Mortgage rates are being pulled in opposite direction by inflation and the Russian invasion of Ukraine. Here's a breakdown.
On February 24, Russia essentially declared war on Ukraine and invaded the country. Gone are headlines focused on the pandemic; they have been replaced by news about the attack. In a similar fashion, financial headlines have focused on inflation. Both the war and spiraling prices are influencing mortgage rates in some predictable, and not so predictable, ways.
The cascading impacts of the war in Ukraine have created market uncertainty and volatility. Russia's invasion of Ukraine, followed by economic sanctions in an effort to grind Russia’s economy to a halt, has created an environment that pushed mortgage rates lower.
We’ve seen the textbook “flight to quality” exhibited by investors.
In times of chaos, individuals, companies, and nations tend to hunker down, often moving investment dollars from riskier assets, such as equities, to less risky assets, such as bonds… and securities backed by U.S. mortgages. And since investor interest in, and demand for, fixed-income securities (like mortgages) drive prices and rates, this has been especially direct.
How mortgage rates could respond
Like any act of war, the fighting in Ukraine will bring the tragedies of death, destruction, and a humanitarian crisis. And it has impacted global financial markets, including U.S. interest rates.
Up until the attack we’ve seen mortgage rates grow significantly this year with the expectation they’d go even higher throughout 2022. But this conflict, with the flight to investors buying bonds, adds an opposing force to the mix, and could potentially hold rates steady if not push them lower.
Geopolitical tensions caused U.S. Treasury yields to drop as investors moved to the safety of bonds, leading to a drop in mortgage rates.
But that is only half the picture. Inflationary pressures remain, especially with oil prices, and economists believe that inflation, and a strong U.S. economy, will influence mortgage rates more over the next several months, especially if the Russian attack ceases.
Experts and analysts had forecasted a fairly steady rise for mortgage rates this year, but Russia's invasion of Ukraine followed by severe economic sanctions has created uncertainty.
If the Russia-Ukraine conflict drags on, oil prices will rise further, and the spillover effects from rising economic sanctions will be felt. Stock and bond markets have their eyes on mounting inflation and an expectation that the Federal Reserve will proceed with a 25-basis-point hike at its upcoming meeting this month.

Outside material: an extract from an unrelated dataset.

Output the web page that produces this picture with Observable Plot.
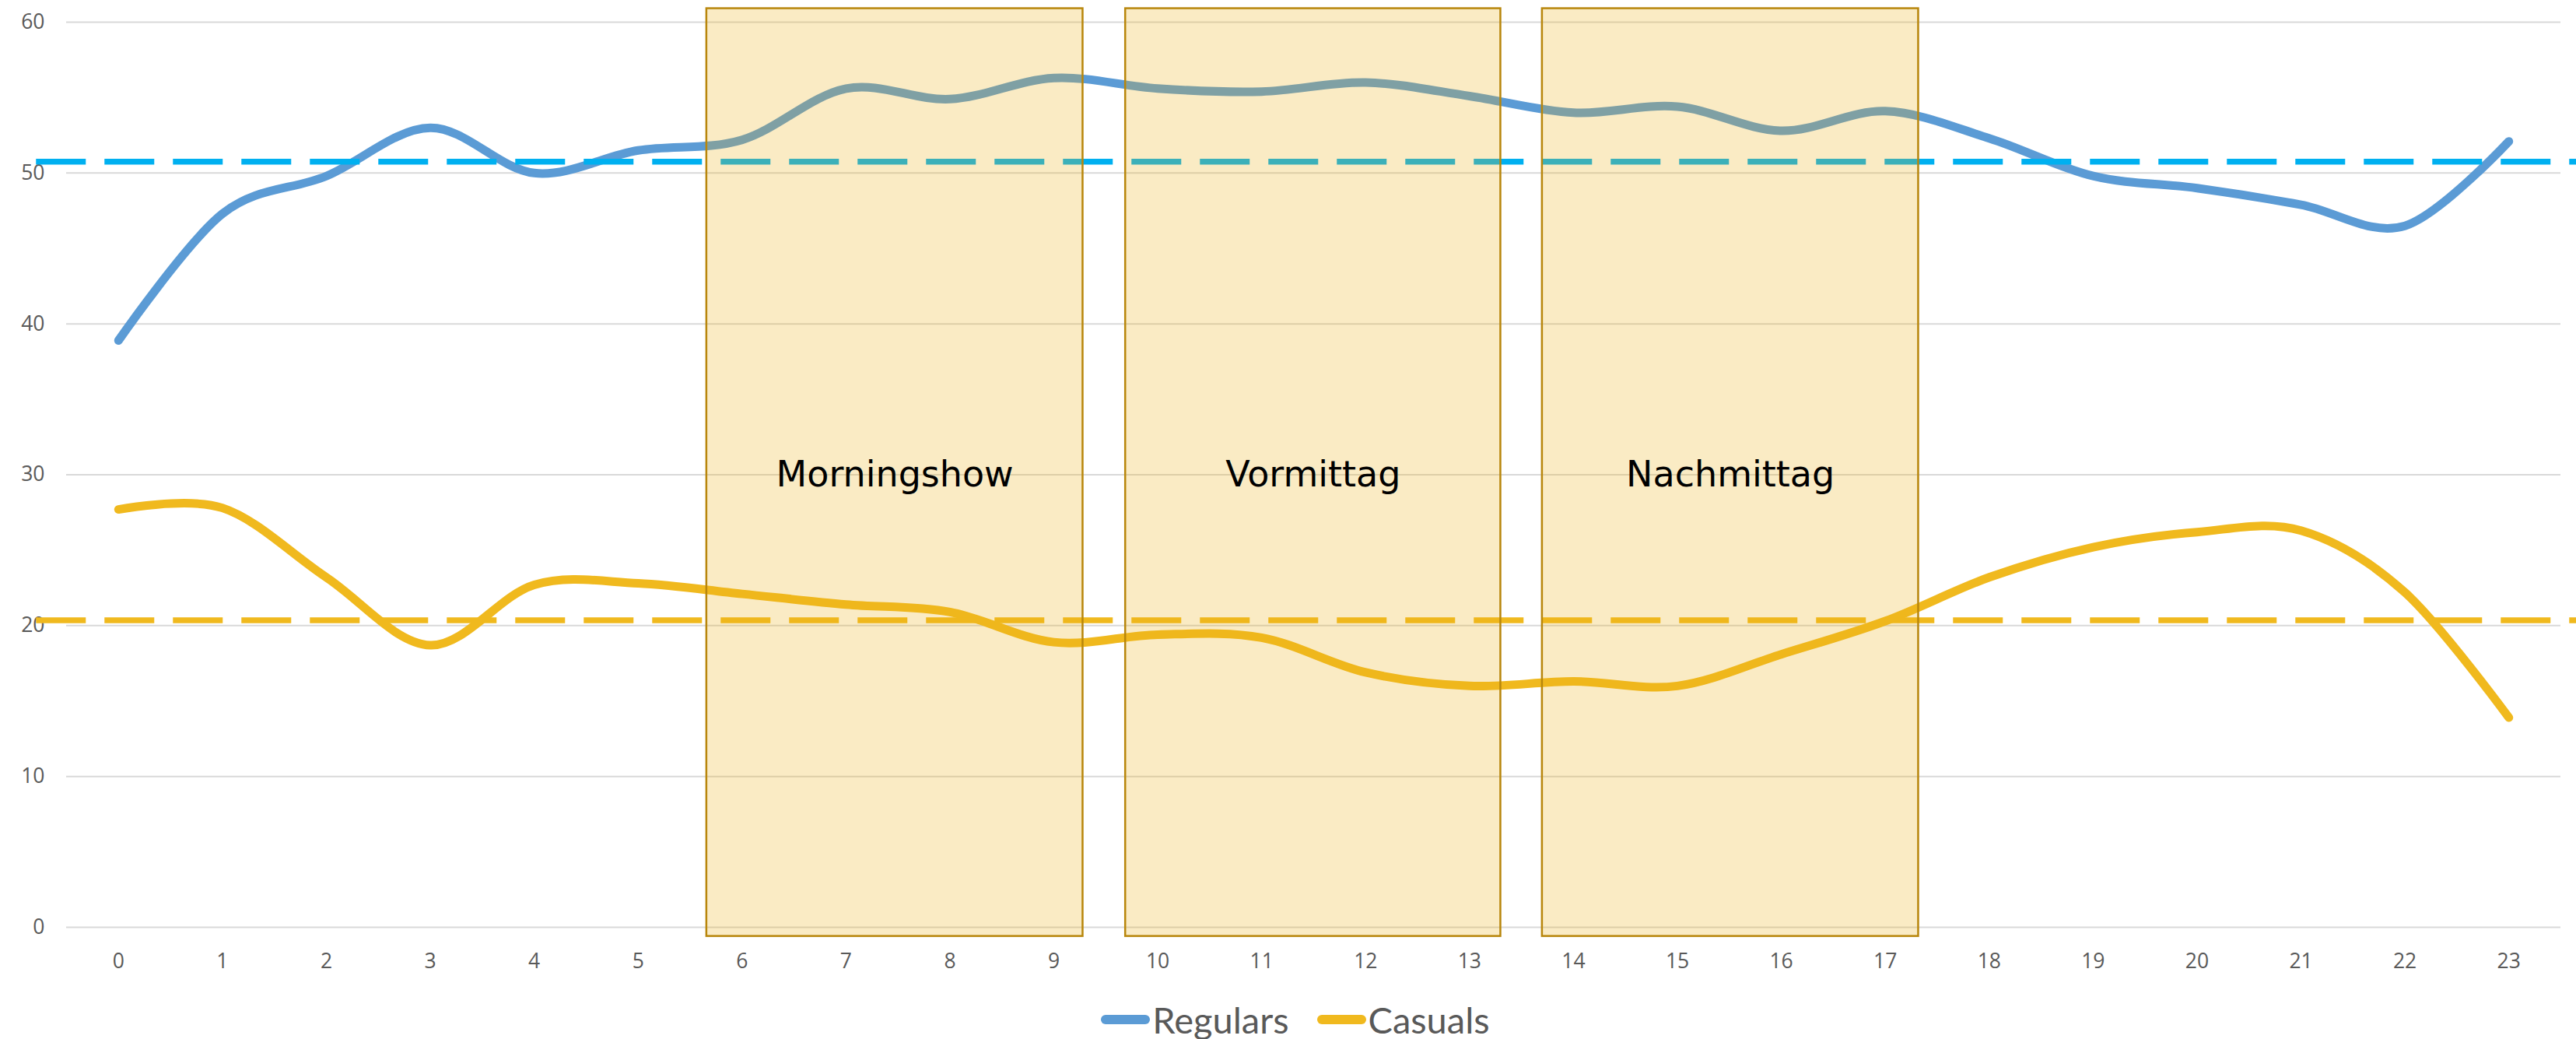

In other words, market volatility and rising oil prices are likely to push bond yields into larger swings, inflation will keep upward pressure on mortgage rates, and the wild card is Ukraine.
Related reading: As a Homebuyer, You Can Turn Inflation From an Enemy to a Friend
Two forces on mortgage rates: one pushing up, one pulling down
Interest rates tend to decrease in times of precarious events, much like they did around the first Covid pandemic lockdowns, but the length of the conflict in the Ukraine will determine how much downward pressure is applied to interest rates. And the flight to quality (with investors placing more capital into safer assets) historically leads to declining mortgage rates. But, as noted above, inflation and a strong economy are pushing interest rates higher.
The length of the conflict in the Ukraine will determine how much downward pressure gets applied.
What about the Fed?
To combat high inflation, the Federal Reserve previously announced it would be adjusting its policies and raising the federal funds rate multiple times in 2022.
While not directly tied to mortgage rates, the same economic factors influence both. Ukraine may change how aggressively the Fed ends up hiking its rates. The central bank will likely address its plans to navigate any uncertainty at its upcoming Open Market Committee meeting on Mar. 15–16.
Predicting where mortgage rates will go from here feels even more up in the air and volatile than normal. Rates are currently low from a historical standpoint, but certainly higher than they were six months ago. In general, rates are expected to stay low in the short-term, but will likely increase in the coming months.
But regardless of the war in Ukraine, current and future inflation, interest rate volatility, and the trend in interest rates, potential home buyers still want to own a home.
Mortgage rate projections are not a reflection of Fairway’s opinion or guarantee of interest rates in the current or upcoming market.